▶ **Data to process**:
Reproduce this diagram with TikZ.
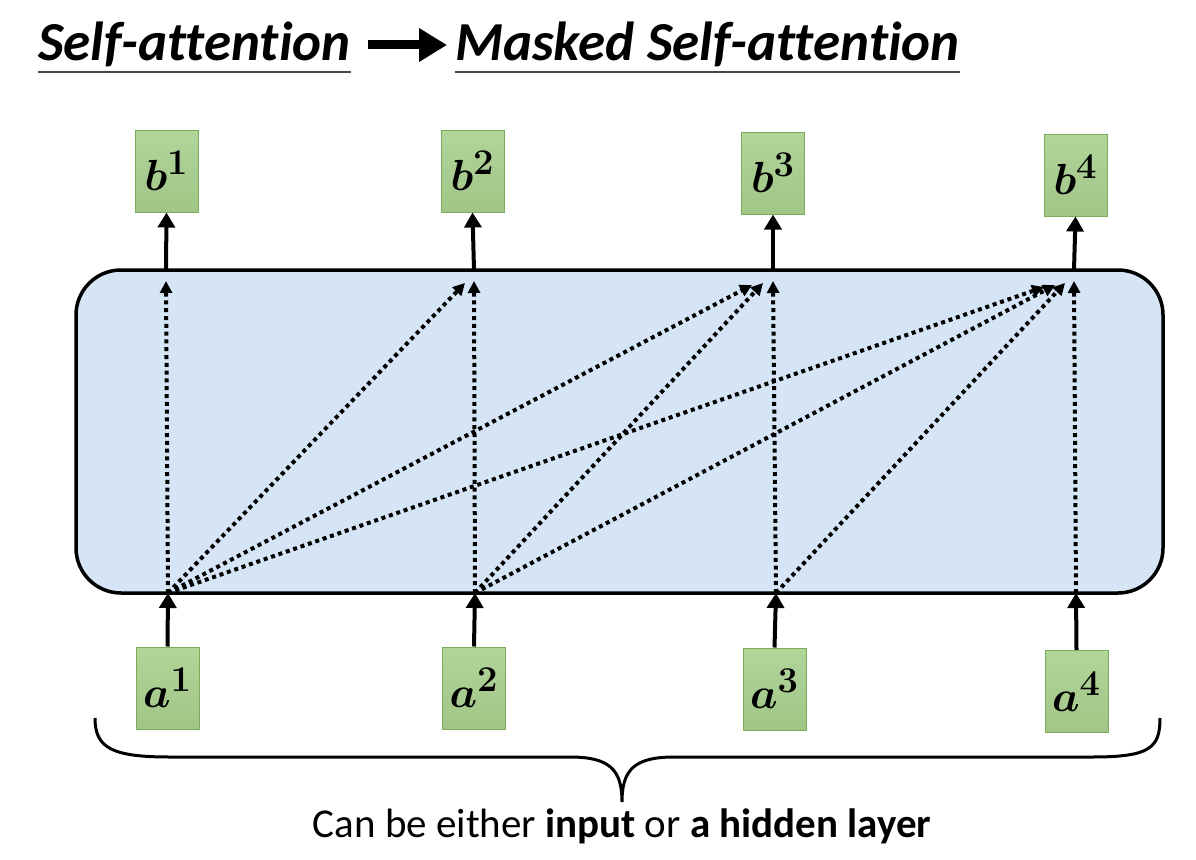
==
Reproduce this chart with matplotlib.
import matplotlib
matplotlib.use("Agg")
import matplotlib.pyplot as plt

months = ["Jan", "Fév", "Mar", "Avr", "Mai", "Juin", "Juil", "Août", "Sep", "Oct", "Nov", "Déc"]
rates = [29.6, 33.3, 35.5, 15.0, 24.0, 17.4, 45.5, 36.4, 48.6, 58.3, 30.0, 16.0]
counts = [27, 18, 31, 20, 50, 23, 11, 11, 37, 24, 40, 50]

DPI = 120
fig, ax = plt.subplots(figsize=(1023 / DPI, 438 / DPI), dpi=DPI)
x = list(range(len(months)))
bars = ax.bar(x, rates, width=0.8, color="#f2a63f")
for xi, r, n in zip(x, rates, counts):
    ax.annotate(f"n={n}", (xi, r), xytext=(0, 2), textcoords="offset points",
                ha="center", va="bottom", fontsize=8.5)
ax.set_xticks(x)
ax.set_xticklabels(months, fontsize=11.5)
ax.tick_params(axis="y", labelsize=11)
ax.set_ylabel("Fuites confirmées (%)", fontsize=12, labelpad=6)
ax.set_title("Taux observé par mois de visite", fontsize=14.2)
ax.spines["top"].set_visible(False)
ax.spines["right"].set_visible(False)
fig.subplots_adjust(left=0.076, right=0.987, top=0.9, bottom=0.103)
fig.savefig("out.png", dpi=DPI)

▶ **Direction**: Retype exactly what runs from the line containing "Reproduce this chart with matplotlib." through the line containing "24, 40, 50]", both lines included, and stop there.

▶ **Response**:
Reproduce this chart with matplotlib.
import matplotlib
matplotlib.use("Agg")
import matplotlib.pyplot as plt

months = ["Jan", "Fév", "Mar", "Avr", "Mai", "Juin", "Juil", "Août", "Sep", "Oct", "Nov", "Déc"]
rates = [29.6, 33.3, 35.5, 15.0, 24.0, 17.4, 45.5, 36.4, 48.6, 58.3, 30.0, 16.0]
counts = [27, 18, 31, 20, 50, 23, 11, 11, 37, 24, 40, 50]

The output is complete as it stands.